The PAN had a rough night, winning only a quarter of the vote nationally.  The party continues to have significant bastions of support around the country, and did far better in Senate races, but the poor third place performance appeared to confirm that Mexicans are disappointed in the direction the country is going and unimpressed with the idea of continuing with the PAN for another six years.  Internal divisions within the party clearly played a major role in the party’s collapse in this election as well.

4.- All the political leaders rose to the occasion in unexpected and highly positive ways.

Mexican politicians are usually criticized for their self-serving leadership style, but on election night, all of the major players rose to the occasion in unexpected — and very heartening — ways.  Josefina Vázquez Mota conceded defeat in a particularly gracious and eloquent speech early in the night.  President Felipe Calderón called Enrique Peña Nieto to congratulate him and offered a smooth transition in his public address.  Andrés Manuel López Obrador, who most thought would take to the streets claiming fraud, gave short remarks saying that he would wait for the final results on Wednesday before deciding what to do — almost certainly taking any air out of a possible resistance campaign by his supporters.  And Enrique Peña Nieto was somber and thoughtful rather than triumphalist, praising President Calderón and all his opponents, recognizing the concerns of the student movement, and calling for action to move Mexico forward.  It was a surprising display of maturity by all sides in a contentious election.

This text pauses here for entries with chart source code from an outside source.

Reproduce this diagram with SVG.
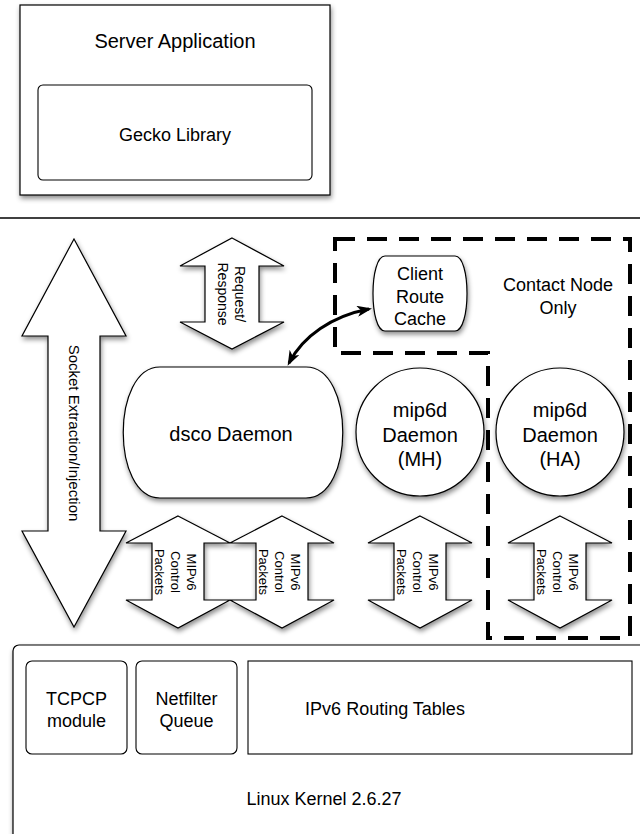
<svg xmlns="http://www.w3.org/2000/svg" width="640" height="834" viewBox="0 0 640 834">
<defs>
<filter id="sh" x="-20%" y="-20%" width="150%" height="150%">
<feDropShadow dx="1" dy="3" stdDeviation="2.5" flood-color="#000" flood-opacity="0.45"/>
</filter>
<marker id="ah" viewBox="0 0 15 11" refX="12" refY="5.5" markerWidth="15" markerHeight="11" markerUnits="userSpaceOnUse" orient="auto-start-reverse">
<path d="M0,0 L15,5.5 L0,11 L4,5.5 Z" fill="#000"/>
</marker>
<path id="mip" d="M0,516 L52,543 L26,543 L26,600 L52,600 L0,628 L-52,600 L-26,600 L-26,543 L-52,543 Z"/>
<style>
.shape{fill:#fff;stroke:#000;stroke-width:1.2;filter:url(#sh)}
.plain{fill:#fff;stroke:#000;stroke-width:1.1}
text{font-family:"Liberation Sans",Arial,Helvetica,sans-serif;fill:#000;text-anchor:middle}
.lg{font-size:20px}
.md{font-size:18px}
.sm{font-size:13px}
.rr{font-size:14px}
.sk{font-size:15px}
.dash{fill:none;stroke:#000;stroke-width:4;stroke-dasharray:20 12}
</style>
</defs>
<rect width="640" height="834" fill="#fff"/>

<g id="server-application">
<rect class="shape" x="20" y="5" width="310" height="190"/>
<text class="lg" x="175" y="48">Server Application</text>
</g>
<g id="gecko-library">
<rect class="plain" x="38" y="85" width="274" height="95" rx="5"/>
<text class="md" x="175" y="141">Gecko Library</text>
</g>

<line x1="0" y1="218" x2="640" y2="218" stroke="#000" stroke-width="1.5"/>

<g id="contact-node-only">
<path class="dash" d="M335,239 H630 V638 H488 V353 H335 Z"/>
<text class="md" x="558" y="291">Contact Node</text>
<text class="md" x="558" y="314">Only</text>
</g>

<g id="socket-arrow">
<path class="shape" d="M74,239 L126,336 L100,336 L100,531 L126,531 L74,627 L22,531 L48,531 L48,336 L22,336 Z"/>
<g transform="translate(74,433) rotate(90)"><text class="sk" x="0" y="5">Socket Extraction/Injection</text></g>
</g>

<g id="request-response">
<path class="shape" d="M232,238 L284,266 L259,266 L259,322 L284,322 L232,349 L180,322 L205,322 L205,266 L180,266 Z"/>
<g transform="translate(232,294) rotate(90)"><text class="rr"><tspan x="0" y="-3">Request/</tspan><tspan x="0" y="14">Response</tspan></text></g>
</g>

<g id="client-route-cache">
<path class="shape" d="M385,256 H455 C471,256 471,331 455,331 H385 C369,331 369,256 385,256 Z"/>
<text class="md"><tspan x="420" y="280">Client</tspan><tspan x="420" y="303">Route</tspan><tspan x="420" y="325">Cache</tspan></text>
</g>

<g id="dsco-daemon">
<path class="shape" d="M160,367 H306 C355,367 355,498 306,498 H160 C111,498 111,367 160,367 Z"/>
<text class="lg" x="231" y="441">dsco Daemon</text>
</g>

<g id="mip6d-mh">
<circle class="shape" cx="420" cy="432" r="64"/>
<text class="lg"><tspan x="420" y="417">mip6d</tspan><tspan x="420" y="442">Daemon</tspan><tspan x="420" y="466">(MH)</tspan></text>
</g>

<g id="mip6d-ha">
<circle class="shape" cx="560" cy="432" r="64"/>
<text class="lg"><tspan x="560" y="417">mip6d</tspan><tspan x="560" y="442">Daemon</tspan><tspan x="560" y="466">(HA)</tspan></text>
</g>

<g id="mipv6-1">
<use href="#mip" class="shape" transform="translate(178,0)"/>
<g transform="translate(178,572) rotate(90)"><text class="sm"><tspan x="0" y="-9">MIPv6</tspan><tspan x="0" y="7">Control</tspan><tspan x="0" y="23">Packets</tspan></text></g>
</g>
<g id="mipv6-2">
<use href="#mip" class="shape" transform="translate(282,0)"/>
<g transform="translate(282,572) rotate(90)"><text class="sm"><tspan x="0" y="-9">MIPv6</tspan><tspan x="0" y="7">Control</tspan><tspan x="0" y="23">Packets</tspan></text></g>
</g>
<g id="mipv6-3">
<use href="#mip" class="shape" transform="translate(420,0)"/>
<g transform="translate(420,572) rotate(90)"><text class="sm"><tspan x="0" y="-9">MIPv6</tspan><tspan x="0" y="7">Control</tspan><tspan x="0" y="23">Packets</tspan></text></g>
</g>
<g id="mipv6-4">
<use href="#mip" class="shape" transform="translate(560,0)"/>
<g transform="translate(560,572) rotate(90)"><text class="sm"><tspan x="0" y="-9">MIPv6</tspan><tspan x="0" y="7">Control</tspan><tspan x="0" y="23">Packets</tspan></text></g>
</g>

<g id="connectors">
<path d="M289,363 C303,336 332,316 369,309" fill="none" stroke="#000" stroke-width="3" marker-start="url(#ah)" marker-end="url(#ah)"/>
</g>

<g id="linux-kernel">
<rect class="shape" x="13" y="645" width="660" height="210" rx="6"/>
<text class="md" x="324" y="805">Linux Kernel 2.6.27</text>
</g>
<g id="tcpcp-module">
<rect class="plain" x="26" y="661" width="101" height="93" rx="6"/>
<text class="md"><tspan x="76.5" y="705">TCPCP</tspan><tspan x="76.5" y="727">module</tspan></text>
</g>
<g id="netfilter-queue">
<rect class="plain" x="136" y="661" width="101" height="93" rx="6"/>
<text class="md"><tspan x="186.5" y="705">Netfilter</tspan><tspan x="186.5" y="727">Queue</tspan></text>
</g>
<g id="ipv6-routing-tables">
<rect class="plain" x="248" y="661" width="384" height="93"/>
<text class="md" x="385" y="715">IPv6 Routing Tables</text>
</g>
</svg>
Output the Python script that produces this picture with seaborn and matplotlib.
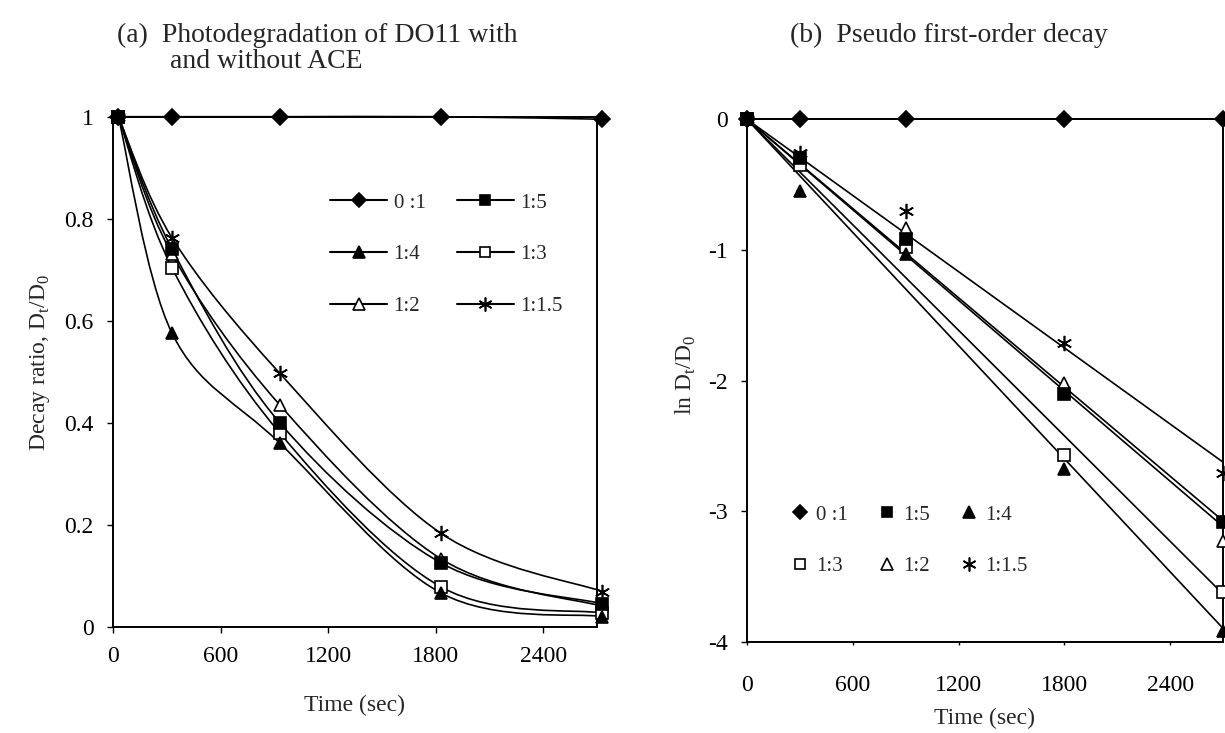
import numpy as np
import pandas as pd
import seaborn as sns
import matplotlib.pyplot as plt
from matplotlib.path import Path
from matplotlib.patches import PathPatch
from matplotlib.lines import Line2D

sns.set_theme(style="ticks")
plt.rcParams['font.family'] = ['Liberation Serif', 'DejaVu Serif']
plt.rcParams['mathtext.fontset'] = 'custom'
plt.rcParams['mathtext.rm'] = 'Liberation Serif'
plt.rcParams['axes.unicode_minus'] = False

# series labels (ACE : DO11 ratio)
ratios = ["0 :1", "1:5", "1:4", "1:3", "1:2", "1:1.5"]

# (a) decay ratio Dt/D0
time_a = [30, 330, 930, 1830, 2730]
dr_0_1 = [1.0, 1.0, 1.0, 1.0, 0.995]
dr_1_5 = [1.0, 0.74, 0.40, 0.125, 0.045]
dr_1_4 = [1.0, 0.575, 0.36, 0.066, 0.02]
dr_1_3 = [1.0, 0.703, 0.38, 0.078, 0.027]
dr_1_2 = [1.0, 0.73, 0.435, 0.133, 0.04]
dr_1_15 = [1.0, 0.762, 0.497, 0.183, 0.069]

# (b) ln Dt/D0
time_b = [0, 300, 900, 1800, 2700]
ln_0_1 = [0, 0, 0, 0, 0]
ln_1_5 = [0, -0.30, -0.92, -2.10, -3.08]
ln_1_4 = [0, -0.55, -1.03, -2.68, -3.92]
ln_1_3 = [0, -0.35, -0.98, -2.57, -3.62]
ln_1_2 = [0, -0.31, -0.83, -2.02, -3.23]
ln_1_15 = [0, -0.26, -0.70, -1.715, -2.71]

decay = dict(zip(ratios, [dr_0_1, dr_1_5, dr_1_4, dr_1_3, dr_1_2, dr_1_15]))
lndecay = dict(zip(ratios, [ln_0_1, ln_1_5, ln_1_4, ln_1_3, ln_1_2, ln_1_15]))

star = (6, 2, 0)
styles = {
    "0 :1": dict(marker="D", mfc="black", ms=8),
    "1:5": dict(marker="s", mfc="black", ms=8),
    "1:4": dict(marker="^", mfc="black", ms=9),
    "1:3": dict(marker="s", mfc="white", ms=8),
    "1:2": dict(marker="^", mfc="white", ms=9),
    "1:1.5": dict(marker=star, mfc="black", ms=11),
}
# filled square ends up on top at the common start point
draw_order = ["0 :1", "1:1.5", "1:2", "1:3", "1:4", "1:5"]


def smooth_path(x, y):
    # excel-like smoothed line (bezier through the points)
    pts = np.column_stack([x, y]).astype(float)
    n = len(pts)
    verts = [pts[0]]
    codes = [Path.MOVETO]
    for i in range(n - 1):
        p0 = pts[max(i - 1, 0)]
        p1 = pts[i]
        p2 = pts[i + 1]
        p3 = pts[min(i + 2, n - 1)]
        verts += [p1 + (p2 - p0) / 6, p2 - (p3 - p1) / 6, p2]
        codes += [Path.CURVE4] * 3
    return Path(verts, codes)


fig = plt.figure(figsize=(12.25, 7.33), dpi=100)
ax1 = fig.add_axes([113 / 1225, 1 - 626.7 / 733, 484 / 1225, 510 / 733])
ax2 = fig.add_axes([747 / 1225, 1 - 641.7 / 733, 476 / 1225, 522.4 / 733])

# ---- (a)
for lab in draw_order:
    st = styles[lab]
    vals = decay[lab]
    ax1.add_patch(PathPatch(smooth_path(time_a, vals), fc="none", ec="black",
                            lw=1.2, clip_on=False, zorder=2))
    sns.lineplot(x=time_a, y=vals, ax=ax1, color="black", linestyle="",
                 marker=st["marker"], markersize=st["ms"],
                 markerfacecolor=st["mfc"], markeredgecolor="black",
                 markeredgewidth=1.2, clip_on=False, zorder=3)

ax1.set_xlim(0, 2700)
ax1.set_ylim(0, 1)
ax1.set_xticks([0, 600, 1200, 1800, 2400])
ax1.set_yticks([0, 0.2, 0.4, 0.6, 0.8, 1.0])
ax1.set_yticklabels(["0", "0.2", "0.4", "0.6", "0.8", "1"])

leg_order = ["0 :1", "1:4", "1:2", "1:5", "1:3", "1:1.5"]
h1 = [Line2D([], [], color="black", lw=1.5, marker=styles[k]["marker"],
             ms=styles[k]["ms"] - 1, mfc=styles[k]["mfc"], mec="black", mew=1.2)
      for k in leg_order]
ax1.legend(h1, leg_order, ncol=2, frameon=False, fontsize=15,
           loc="upper left", bbox_to_anchor=(330 / 1225, 1 - 193 / 733),
           bbox_transform=fig.transFigure, borderpad=0, borderaxespad=0,
           handlelength=2.75, handletextpad=0.3, columnspacing=1.5,
           labelspacing=1.55)

# ---- (b)
for lab in draw_order:
    st = styles[lab]
    vals = lndecay[lab]
    xb = np.array(time_b, float)
    yb = np.array(vals, float)
    k = (xb * yb).sum() / (xb * xb).sum()  # trendline through origin
    fit = pd.DataFrame({"t": [0, 2700], "y": [0, k * 2700]})
    sns.lineplot(data=fit, x="t", y="y", ax=ax2, color="black", lw=1.2,
                 clip_on=False, zorder=2)
    sns.lineplot(x=time_b, y=vals, ax=ax2, color="black", linestyle="",
                 marker=st["marker"], markersize=st["ms"],
                 markerfacecolor=st["mfc"], markeredgecolor="black",
                 markeredgewidth=1.2, clip_on=False, zorder=3)

ax2.set_xlim(0, 2700)
ax2.set_ylim(-4, 0)
ax2.set_xticks([0, 600, 1200, 1800, 2400])
ax2.set_yticks([-4, -3, -2, -1, 0])

leg_order2 = ["0 :1", "1:3", "1:5", "1:2", "1:4", "1:1.5"]
h2 = [Line2D([], [], color="black", linestyle="", marker=styles[k]["marker"],
             ms=styles[k]["ms"] - 1, mfc=styles[k]["mfc"], mec="black", mew=1.2)
      for k in leg_order2]
ax2.legend(h2, leg_order2, ncol=3, frameon=False, fontsize=15,
           loc="upper left", bbox_to_anchor=(792 / 1225, 1 - 505 / 733),
           bbox_transform=fig.transFigure, borderpad=0, borderaxespad=0,
           handlelength=0.8, handletextpad=0.35, columnspacing=1.5,
           labelspacing=1.55)

for ax in (ax1, ax2):
    for sp in ax.spines.values():
        sp.set_color("black")
        sp.set_linewidth(1.4)
    ax.tick_params(direction="out", length=4, width=1, colors="black",
                   labelsize=17, pad=10)
    ax.set_xlabel("")
    ax.set_ylabel("")
ax2.tick_params(axis="x", length=2, pad=22)

fig.text(117 / 1225, 1 - 35 / 733, "(a)  Photodegradation of DO11 with",
         fontsize=20, ha="left", va="center")
fig.text(170 / 1225, 1 - 62 / 733, "and without ACE",
         fontsize=20, ha="left", va="center")
fig.text(790 / 1225, 1 - 35 / 733, "(b)  Pseudo first-order decay",
         fontsize=20, ha="left", va="center")

fig.text(355 / 1225, 1 - 705 / 733, "Time (sec)", fontsize=17,
         ha="center", va="center")
fig.text(985 / 1225, 1 - 718 / 733, "Time (sec)", fontsize=17,
         ha="center", va="center")
fig.text(40 / 1225, 1 - 362 / 733,
         r"Decay ratio, D$_\mathregular{t}$/D$_\mathregular{0}$",
         fontsize=17, rotation=90, ha="center", va="center")
fig.text(686 / 1225, 1 - 375 / 733,
         r"ln D$_\mathregular{t}$/D$_\mathregular{0}$",
         fontsize=17, rotation=90, ha="center", va="center")

fig.savefig("out.png", dpi=100)
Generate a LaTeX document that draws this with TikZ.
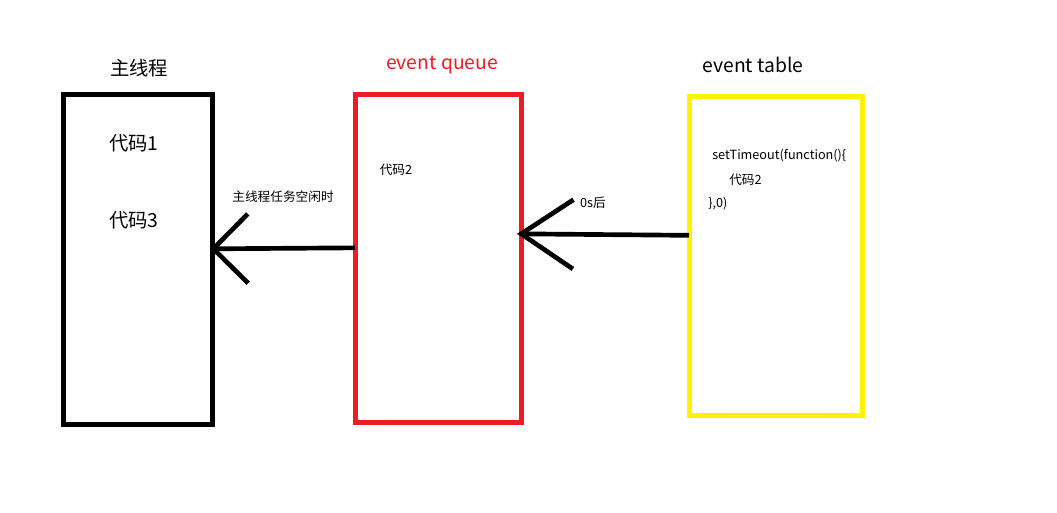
\documentclass[tikz,border=0pt]{standalone}
\usepackage{fontspec}
\setmainfont{Noto Sans CJK SC}
\usepackage{tikz}
\usetikzlibrary{arrows.meta}
\definecolor{paintred}{RGB}{237,28,36}
\definecolor{paintyellow}{RGB}{255,242,0}
\tikzset{
  box/.style={draw=#1, line width=3.75pt, outer sep=0pt, inner sep=0pt},
  title/.style={font=\fontsize{14.5}{16}\selectfont},
  small/.style={font=\fontsize{9.5}{11}\selectfont, inner sep=0pt},
  flow/.style={line width=3.5pt, -{Straight Barb[length=#1, width=52pt, line width=3.5pt]}}
}
\begin{document}
\begin{tikzpicture}[x=0.75pt, y=-0.75pt]
\useasboundingbox (0,0) rectangle (1057,513);
% the three boxes
\node[box=black, minimum width=111.75pt, minimum height=246.75pt] (main) at (137.5,259.5) {};
\node[box=paintred, minimum width=124.5pt, minimum height=245.25pt] (queue) at (438,258.5) {};
\node[box=paintyellow, minimum width=129.75pt, minimum height=238.5pt] (table) at (775.5,256) {};
% titles
\node[title] (mainlbl) at (139,68) {主线程};
\node[title, text=paintred] (queuelbl) at (442,65) {event queue};
\node[title] (tablelbl) at (753,65) {event table};
% contents
\node[title] (code1) at (134,143) {代码1};
\node[title] (code3) at (134,220) {代码3};
\node[small] (code2) at (396,170) {代码2};
\node[small, anchor=west] (set1) at (712,156) {setTimeout(function()\{};
\node[small, anchor=west] (set2) at (729,180) {代码2};
\node[small, anchor=west] (set3) at (708,204) {\},0)};
% arrows
\draw[flow=26pt] ([yshift=8pt]queue.west) -- ([xshift=-1.5pt, yshift=8pt]main.east);
\node[small] (idle) at (283,197) {主线程任务空闲时};
\draw[flow=39pt] ([yshift=15.5pt]table.west) -- ([xshift=-3pt, yshift=18.5pt]queue.east);
\node[small] (after) at (593,203) {0s后};
\end{tikzpicture}
\end{document}
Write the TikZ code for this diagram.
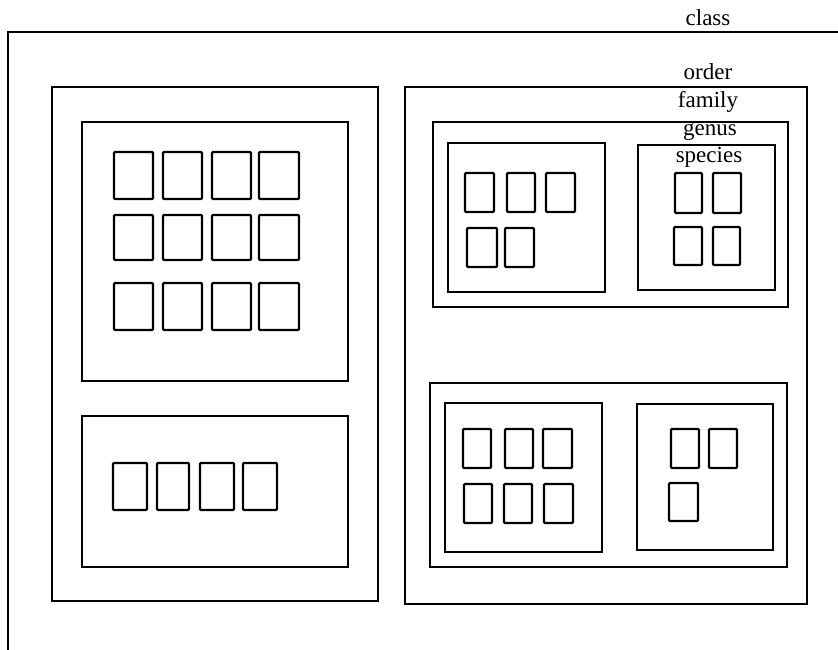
\documentclass[tikz,border=0pt]{standalone}
\usepackage{fontspec}
\setmainfont{Liberation Serif}
\begin{document}
\begin{tikzpicture}[x=1pt,y=-1pt,
  outer/.style={draw=black,line width=1.8pt},
  grp/.style={draw=black,line width=1.8pt},
  sp/.style={draw=black,line width=2.3pt,rounded corners=1pt},
  lbl/.style={font=\fontsize{23}{23}\selectfont,inner sep=0pt,anchor=base}]
\useasboundingbox (0,0) rectangle (838,650);
\begin{scope}
\clip (0,0) rectangle (838,650);
% class
\draw[outer] (8,32) rectangle (860,680);
\end{scope}
\node[lbl] (lclass) at (708,26) {class};
% left order
\draw[outer] (52,87) rectangle (378,601);
\draw[grp] (82,122) rectangle (348,381);
\foreach \r/\ya/\yb in {1/152/199,2/215/260,3/283/330}{
  \foreach \xa/\xb in {114/153,163/202,212/251,259/299}{
    \draw[sp] (\xa,\ya) rectangle (\xb,\yb);
  }
}
\draw[grp] (82,416) rectangle (348,567);
\foreach \xa/\xb in {113/147,157/189,200/234,243/277}{
  \draw[sp] (\xa,463) rectangle (\xb,510);
}
% right order
\draw[outer] (405,87) rectangle (807,604);
\node[lbl] (lorder) at (708,80) {order};
\draw[grp] (433,122) rectangle (788,307);
\node[lbl] (lfamily) at (708,108) {family};
\node[lbl] (lgenus) at (710,136) {genus};
\draw[grp] (448,143) rectangle (605,292);
\draw[sp] (465,173) rectangle (494,212);
\draw[sp] (507,173) rectangle (535,212);
\draw[sp] (546,173) rectangle (575,212);
\draw[sp] (467,228) rectangle (497,267);
\draw[sp] (505,228) rectangle (534,267);
\draw[grp] (638,145) rectangle (775,290);
\node[lbl] (lspecies) at (709,163) {species};
\draw[sp] (675,173) rectangle (702,213);
\draw[sp] (713,173) rectangle (741,213);
\draw[sp] (674,227) rectangle (702,265);
\draw[sp] (713,227) rectangle (740,265);
% right family 2
\draw[grp] (430,383) rectangle (787,567);
\draw[grp] (445,403) rectangle (602,552);
\draw[sp] (463,429) rectangle (491,468);
\draw[sp] (505,429) rectangle (533,468);
\draw[sp] (543,429) rectangle (572,468);
\draw[sp] (464,484) rectangle (492,523);
\draw[sp] (504,484) rectangle (532,523);
\draw[sp] (544,484) rectangle (573,523);
\draw[grp] (637,404) rectangle (773,550);
\draw[sp] (671,429) rectangle (699,468);
\draw[sp] (709,429) rectangle (737,468);
\draw[sp] (669,483) rectangle (698,521);
\end{tikzpicture}
\end{document}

5.- Mexico will continue to be a competitive democracy with significant checks and balances.

Mexicans voted to give the presidency back to the PRI, a party that has pledged to get things done, but they also gave the PRD and the PAN a significant voice in the future of the country.  The PRI takes over knowing that it has to respond to the doubts of the students who protested Peña Nieto’s campaign and the more than six out of every ten Mexicans who didn’t vote for Peña Nieto.  At the same time, the PAN and PRD will have to learn to be responsible opposition parties, trying to shape the country’s future and hold the PRI accountable.  This is a win for Mexican democracy and for de facto checks and balances in the political system.  And perhaps the most important figure of the evening is this: 62% of Mexicans voted, a historic high point, which means that politicians know that citizens will be watching what they do.


One thought on “Five Take-Aways from the Mexican Election

  1. David Crow

    This analysis completely omits mention of the numerous illegalities that plagued the election, including vote buying, exceeding campaign spending limits, violence, theft of ballot boxes, etc., that plagued the elections–all well documented in the Mexican and international press.

    In my opinion, analyses of the results that overlook a deeply flawed process contribute to a false illusion of democratic normalcy in Mexico.

    The author of the post mentions the need to “hold the PRI accountable”, but the institutions charged with maintaining the integrity of the electoral process–specifically, the Special Prosecutor for Electoral Crimes (Fepade), the Federal Electoral Tribunal (Trife), and the Office of the Attorney General (PGR)–manifestly failed to do this. Given Mexican institutions’ inability or unwillingness to check rampant impunity, holding the PRI accountable will prove even more difficult than it already has. If massively corrupt, repressive governors like Mario Marín (Puebla), Ulíses Ruiz (Oaxaca), and Humberto Moreira (Coahuila) already get off scot free, having the PRI in the Pinos with a majority in Congress truly bodes ill for the future of accountable government.